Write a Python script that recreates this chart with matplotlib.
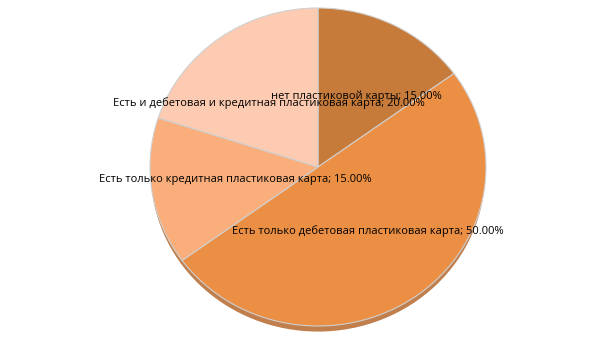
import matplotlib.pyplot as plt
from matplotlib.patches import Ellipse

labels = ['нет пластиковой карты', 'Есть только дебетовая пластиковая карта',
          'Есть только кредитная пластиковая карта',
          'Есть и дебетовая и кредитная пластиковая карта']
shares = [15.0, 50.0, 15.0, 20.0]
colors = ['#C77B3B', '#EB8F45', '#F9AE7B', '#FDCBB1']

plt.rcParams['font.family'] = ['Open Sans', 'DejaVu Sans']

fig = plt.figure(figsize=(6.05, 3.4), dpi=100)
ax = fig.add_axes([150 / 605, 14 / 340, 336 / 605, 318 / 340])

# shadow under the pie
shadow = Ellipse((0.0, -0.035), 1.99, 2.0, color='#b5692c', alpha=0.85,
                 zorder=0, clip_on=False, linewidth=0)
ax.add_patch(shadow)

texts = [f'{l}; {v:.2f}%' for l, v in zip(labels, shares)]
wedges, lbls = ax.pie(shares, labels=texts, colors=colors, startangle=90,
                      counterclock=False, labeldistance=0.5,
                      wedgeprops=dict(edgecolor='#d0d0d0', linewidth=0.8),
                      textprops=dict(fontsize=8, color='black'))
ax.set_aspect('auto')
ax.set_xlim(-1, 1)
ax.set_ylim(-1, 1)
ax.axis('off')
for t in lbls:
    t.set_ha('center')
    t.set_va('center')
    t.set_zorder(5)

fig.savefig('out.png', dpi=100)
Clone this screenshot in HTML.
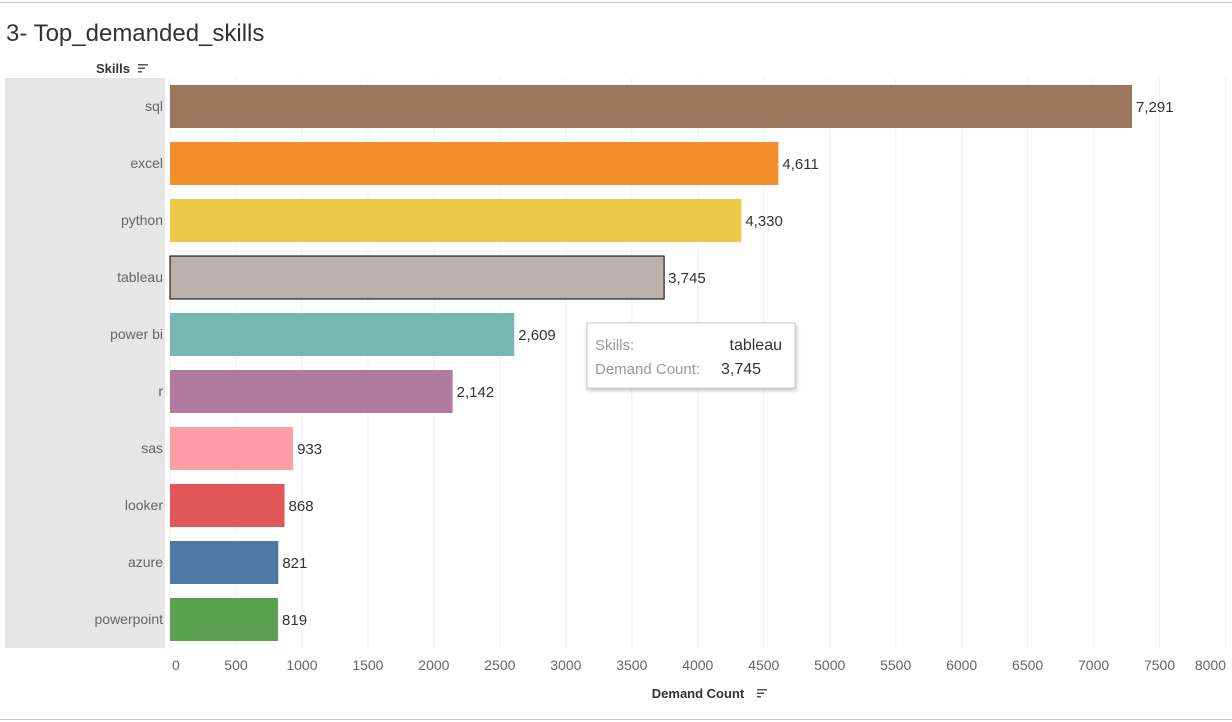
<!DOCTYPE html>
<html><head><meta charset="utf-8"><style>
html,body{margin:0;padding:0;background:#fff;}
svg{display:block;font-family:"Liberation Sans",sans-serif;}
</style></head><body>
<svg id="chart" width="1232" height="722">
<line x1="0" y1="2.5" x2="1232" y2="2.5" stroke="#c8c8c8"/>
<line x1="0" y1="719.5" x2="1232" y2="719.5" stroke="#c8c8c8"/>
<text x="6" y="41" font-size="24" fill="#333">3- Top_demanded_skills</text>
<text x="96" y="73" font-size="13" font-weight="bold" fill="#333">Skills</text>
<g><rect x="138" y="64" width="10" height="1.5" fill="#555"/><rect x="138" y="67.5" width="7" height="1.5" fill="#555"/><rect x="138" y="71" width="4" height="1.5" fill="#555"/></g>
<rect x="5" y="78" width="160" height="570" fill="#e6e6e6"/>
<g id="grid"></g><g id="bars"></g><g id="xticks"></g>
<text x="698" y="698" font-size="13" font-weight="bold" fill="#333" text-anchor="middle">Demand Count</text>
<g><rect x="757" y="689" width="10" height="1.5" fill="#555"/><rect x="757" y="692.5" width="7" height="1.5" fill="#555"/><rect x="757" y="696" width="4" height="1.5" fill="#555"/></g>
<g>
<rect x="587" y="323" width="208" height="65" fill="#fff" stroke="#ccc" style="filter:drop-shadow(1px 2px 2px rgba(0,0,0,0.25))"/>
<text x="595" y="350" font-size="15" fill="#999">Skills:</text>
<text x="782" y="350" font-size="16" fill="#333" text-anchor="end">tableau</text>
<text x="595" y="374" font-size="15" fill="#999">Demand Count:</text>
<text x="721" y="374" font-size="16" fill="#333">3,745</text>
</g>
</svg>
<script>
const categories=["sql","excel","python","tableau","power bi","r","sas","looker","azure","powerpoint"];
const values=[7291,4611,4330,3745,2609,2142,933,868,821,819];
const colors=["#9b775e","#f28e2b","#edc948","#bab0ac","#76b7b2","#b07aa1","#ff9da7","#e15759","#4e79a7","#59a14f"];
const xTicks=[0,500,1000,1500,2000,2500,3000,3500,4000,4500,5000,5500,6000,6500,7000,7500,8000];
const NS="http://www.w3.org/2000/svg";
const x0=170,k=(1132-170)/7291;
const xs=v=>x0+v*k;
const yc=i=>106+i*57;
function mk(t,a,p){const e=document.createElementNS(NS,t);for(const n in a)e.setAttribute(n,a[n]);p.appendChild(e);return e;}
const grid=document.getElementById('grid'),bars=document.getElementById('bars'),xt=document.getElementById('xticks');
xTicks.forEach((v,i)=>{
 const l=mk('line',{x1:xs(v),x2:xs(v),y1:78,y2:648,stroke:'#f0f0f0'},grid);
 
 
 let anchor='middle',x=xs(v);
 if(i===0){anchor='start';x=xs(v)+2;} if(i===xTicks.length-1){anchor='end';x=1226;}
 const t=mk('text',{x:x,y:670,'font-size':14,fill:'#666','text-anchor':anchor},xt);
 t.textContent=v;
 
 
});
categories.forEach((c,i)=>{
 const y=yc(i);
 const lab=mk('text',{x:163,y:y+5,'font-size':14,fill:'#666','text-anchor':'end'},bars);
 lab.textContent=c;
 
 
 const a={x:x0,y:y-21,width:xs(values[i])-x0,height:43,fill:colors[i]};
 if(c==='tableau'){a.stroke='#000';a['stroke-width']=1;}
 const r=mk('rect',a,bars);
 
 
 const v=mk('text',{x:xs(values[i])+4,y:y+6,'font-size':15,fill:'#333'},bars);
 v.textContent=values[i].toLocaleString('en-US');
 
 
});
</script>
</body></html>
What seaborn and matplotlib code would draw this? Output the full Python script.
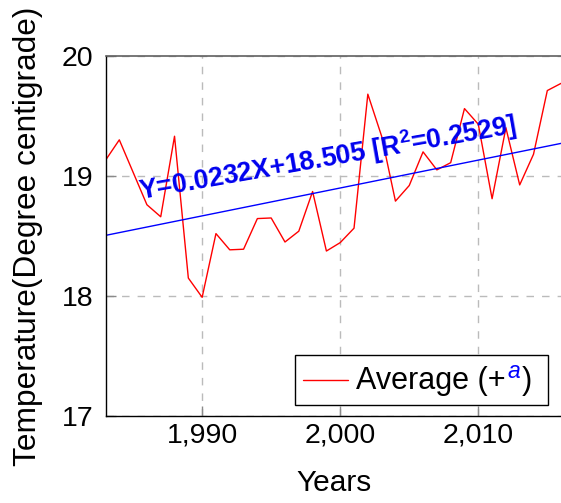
-*-
Short task:
Skip the pictures. Restate exactly the lines from the start of the entries through the line containing "ax.add_patch(shadow)", both ends included.

Solution for this exercise:
Write a Python script that recreates this chart with matplotlib.
import matplotlib.pyplot as plt
from matplotlib.patches import Ellipse

labels = ['нет пластиковой карты', 'Есть только дебетовая пластиковая карта',
          'Есть только кредитная пластиковая карта',
          'Есть и дебетовая и кредитная пластиковая карта']
shares = [15.0, 50.0, 15.0, 20.0]
colors = ['#C77B3B', '#EB8F45', '#F9AE7B', '#FDCBB1']

plt.rcParams['font.family'] = ['Open Sans', 'DejaVu Sans']

fig = plt.figure(figsize=(6.05, 3.4), dpi=100)
ax = fig.add_axes([150 / 605, 14 / 340, 336 / 605, 318 / 340])

# shadow under the pie
shadow = Ellipse((0.0, -0.035), 1.99, 2.0, color='#b5692c', alpha=0.85,
                 zorder=0, clip_on=False, linewidth=0)
ax.add_patch(shadow)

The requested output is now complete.